(What you will do) The line containing "(0,0) rectangle (1125,1458);" marks the end: extract everything from the first line of the data through that line, exactly, with no pictures.

(Source material)
────────

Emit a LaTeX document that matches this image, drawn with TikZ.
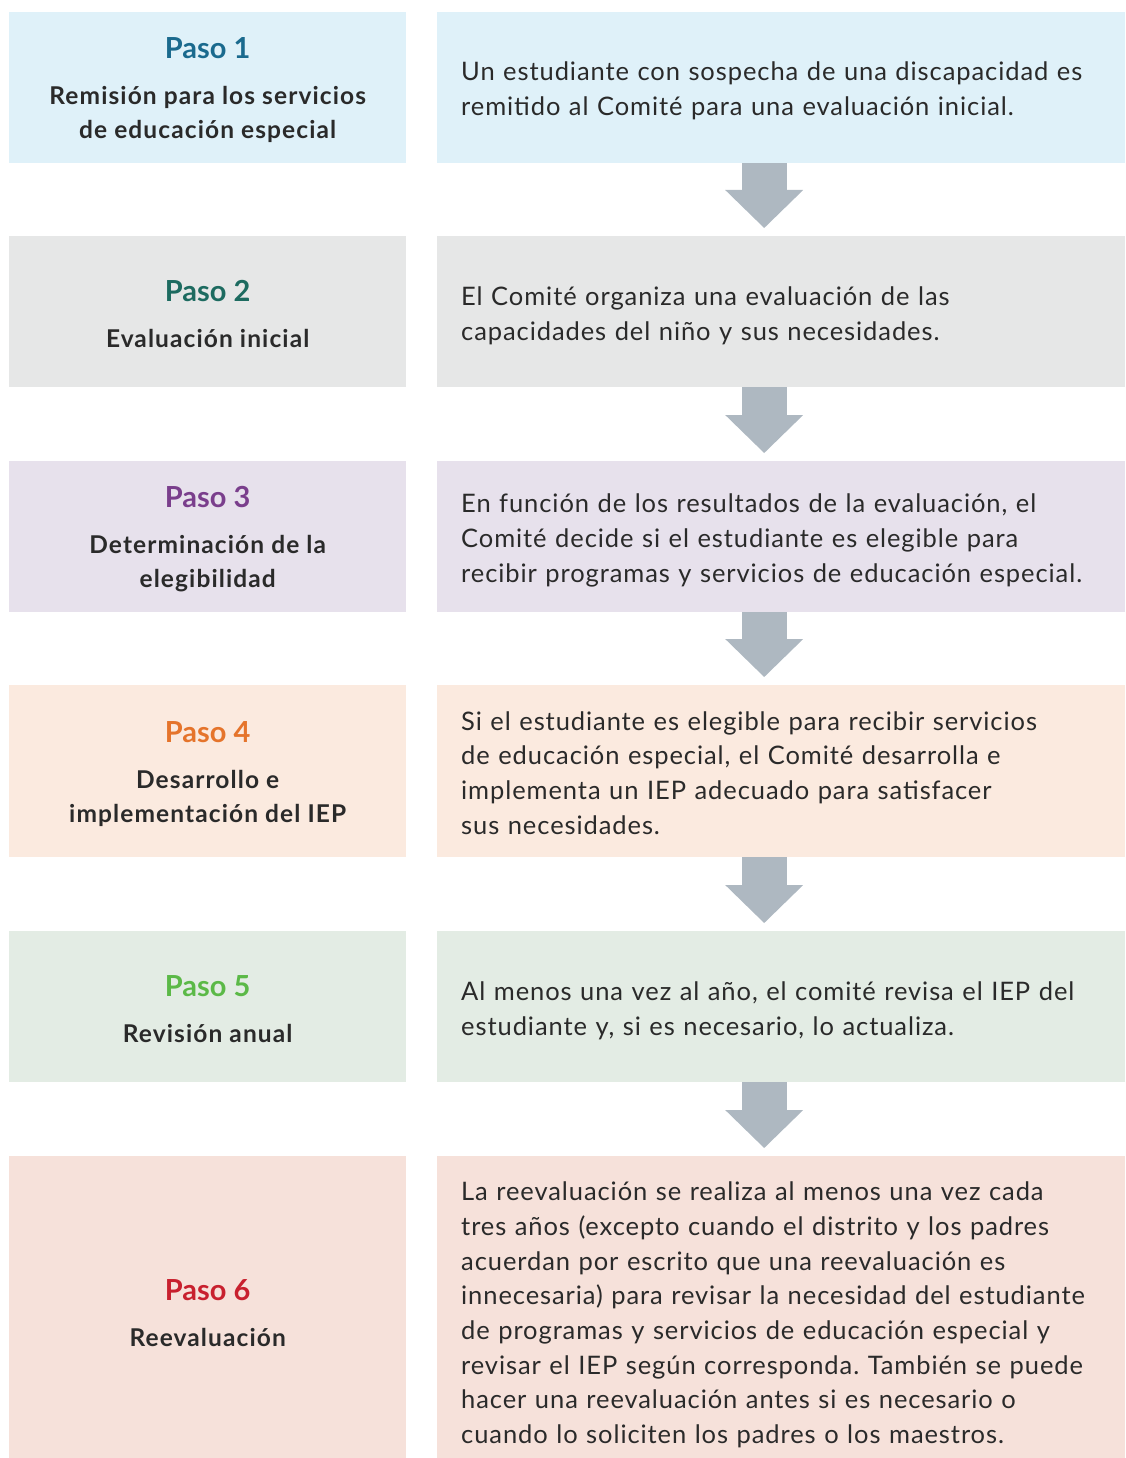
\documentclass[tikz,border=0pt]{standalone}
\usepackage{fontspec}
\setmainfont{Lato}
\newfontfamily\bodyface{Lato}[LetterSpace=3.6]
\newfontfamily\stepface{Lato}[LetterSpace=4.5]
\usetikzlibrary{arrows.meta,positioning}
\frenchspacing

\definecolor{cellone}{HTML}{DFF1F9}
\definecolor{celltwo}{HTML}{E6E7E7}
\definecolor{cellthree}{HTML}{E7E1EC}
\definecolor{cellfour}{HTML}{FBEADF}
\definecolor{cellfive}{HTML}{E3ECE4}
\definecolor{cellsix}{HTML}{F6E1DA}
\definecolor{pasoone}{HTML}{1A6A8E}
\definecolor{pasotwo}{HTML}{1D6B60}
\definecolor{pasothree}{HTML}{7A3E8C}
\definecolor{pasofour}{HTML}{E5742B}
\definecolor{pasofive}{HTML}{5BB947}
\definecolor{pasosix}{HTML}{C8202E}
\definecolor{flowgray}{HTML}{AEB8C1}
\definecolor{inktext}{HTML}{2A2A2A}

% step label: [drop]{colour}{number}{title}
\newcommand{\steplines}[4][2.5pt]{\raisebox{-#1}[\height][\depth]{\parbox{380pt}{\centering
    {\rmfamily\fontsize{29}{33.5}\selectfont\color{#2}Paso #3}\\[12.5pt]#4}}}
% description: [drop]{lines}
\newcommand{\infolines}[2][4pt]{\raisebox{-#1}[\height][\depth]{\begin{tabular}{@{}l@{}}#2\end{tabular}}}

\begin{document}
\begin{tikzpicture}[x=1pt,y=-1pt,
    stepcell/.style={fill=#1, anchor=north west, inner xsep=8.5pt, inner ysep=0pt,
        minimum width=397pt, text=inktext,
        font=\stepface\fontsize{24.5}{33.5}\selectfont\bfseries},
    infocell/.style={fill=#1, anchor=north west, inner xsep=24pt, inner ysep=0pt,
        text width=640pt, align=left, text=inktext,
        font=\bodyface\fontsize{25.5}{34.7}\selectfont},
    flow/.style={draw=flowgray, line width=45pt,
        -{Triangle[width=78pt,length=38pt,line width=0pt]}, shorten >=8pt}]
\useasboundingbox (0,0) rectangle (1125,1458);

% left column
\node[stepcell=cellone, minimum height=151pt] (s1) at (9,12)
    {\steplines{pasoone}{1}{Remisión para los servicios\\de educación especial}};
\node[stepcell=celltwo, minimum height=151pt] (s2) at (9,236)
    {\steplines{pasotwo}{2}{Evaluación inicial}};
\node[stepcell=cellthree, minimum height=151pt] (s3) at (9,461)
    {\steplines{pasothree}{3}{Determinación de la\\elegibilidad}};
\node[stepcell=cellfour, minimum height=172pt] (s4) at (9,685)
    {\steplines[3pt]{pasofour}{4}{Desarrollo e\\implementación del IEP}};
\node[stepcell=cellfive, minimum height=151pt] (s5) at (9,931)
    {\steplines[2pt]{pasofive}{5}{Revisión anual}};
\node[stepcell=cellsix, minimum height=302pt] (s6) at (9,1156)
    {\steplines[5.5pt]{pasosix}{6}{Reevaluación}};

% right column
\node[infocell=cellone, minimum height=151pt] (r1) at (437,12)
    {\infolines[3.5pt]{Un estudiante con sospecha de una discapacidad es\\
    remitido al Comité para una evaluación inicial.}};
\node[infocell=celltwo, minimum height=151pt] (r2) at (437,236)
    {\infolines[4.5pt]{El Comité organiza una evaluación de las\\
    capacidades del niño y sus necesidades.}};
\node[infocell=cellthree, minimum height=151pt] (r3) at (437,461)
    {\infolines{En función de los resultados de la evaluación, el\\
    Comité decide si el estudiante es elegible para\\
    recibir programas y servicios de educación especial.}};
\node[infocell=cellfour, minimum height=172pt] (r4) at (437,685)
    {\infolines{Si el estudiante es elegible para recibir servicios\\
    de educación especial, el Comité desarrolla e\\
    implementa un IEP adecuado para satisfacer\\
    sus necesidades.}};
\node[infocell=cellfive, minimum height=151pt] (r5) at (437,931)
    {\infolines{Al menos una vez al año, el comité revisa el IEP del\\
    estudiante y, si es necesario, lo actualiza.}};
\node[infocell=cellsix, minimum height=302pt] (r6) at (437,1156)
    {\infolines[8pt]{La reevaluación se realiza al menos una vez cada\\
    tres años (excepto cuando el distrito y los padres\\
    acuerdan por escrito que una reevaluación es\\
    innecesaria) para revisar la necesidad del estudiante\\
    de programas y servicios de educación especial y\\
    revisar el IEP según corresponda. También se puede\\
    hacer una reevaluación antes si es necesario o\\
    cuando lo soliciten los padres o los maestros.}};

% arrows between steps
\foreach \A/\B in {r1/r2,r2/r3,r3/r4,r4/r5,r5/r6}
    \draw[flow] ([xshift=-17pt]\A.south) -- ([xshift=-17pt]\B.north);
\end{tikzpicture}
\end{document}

────────

(Full answer)
Emit a LaTeX document that matches this image, drawn with TikZ.
\documentclass[tikz,border=0pt]{standalone}
\usepackage{fontspec}
\setmainfont{Lato}
\newfontfamily\bodyface{Lato}[LetterSpace=3.6]
\newfontfamily\stepface{Lato}[LetterSpace=4.5]
\usetikzlibrary{arrows.meta,positioning}
\frenchspacing

\definecolor{cellone}{HTML}{DFF1F9}
\definecolor{celltwo}{HTML}{E6E7E7}
\definecolor{cellthree}{HTML}{E7E1EC}
\definecolor{cellfour}{HTML}{FBEADF}
\definecolor{cellfive}{HTML}{E3ECE4}
\definecolor{cellsix}{HTML}{F6E1DA}
\definecolor{pasoone}{HTML}{1A6A8E}
\definecolor{pasotwo}{HTML}{1D6B60}
\definecolor{pasothree}{HTML}{7A3E8C}
\definecolor{pasofour}{HTML}{E5742B}
\definecolor{pasofive}{HTML}{5BB947}
\definecolor{pasosix}{HTML}{C8202E}
\definecolor{flowgray}{HTML}{AEB8C1}
\definecolor{inktext}{HTML}{2A2A2A}

% step label: [drop]{colour}{number}{title}
\newcommand{\steplines}[4][2.5pt]{\raisebox{-#1}[\height][\depth]{\parbox{380pt}{\centering
    {\rmfamily\fontsize{29}{33.5}\selectfont\color{#2}Paso #3}\\[12.5pt]#4}}}
% description: [drop]{lines}
\newcommand{\infolines}[2][4pt]{\raisebox{-#1}[\height][\depth]{\begin{tabular}{@{}l@{}}#2\end{tabular}}}

\begin{document}
\begin{tikzpicture}[x=1pt,y=-1pt,
    stepcell/.style={fill=#1, anchor=north west, inner xsep=8.5pt, inner ysep=0pt,
        minimum width=397pt, text=inktext,
        font=\stepface\fontsize{24.5}{33.5}\selectfont\bfseries},
    infocell/.style={fill=#1, anchor=north west, inner xsep=24pt, inner ysep=0pt,
        text width=640pt, align=left, text=inktext,
        font=\bodyface\fontsize{25.5}{34.7}\selectfont},
    flow/.style={draw=flowgray, line width=45pt,
        -{Triangle[width=78pt,length=38pt,line width=0pt]}, shorten >=8pt}]
\useasboundingbox (0,0) rectangle (1125,1458);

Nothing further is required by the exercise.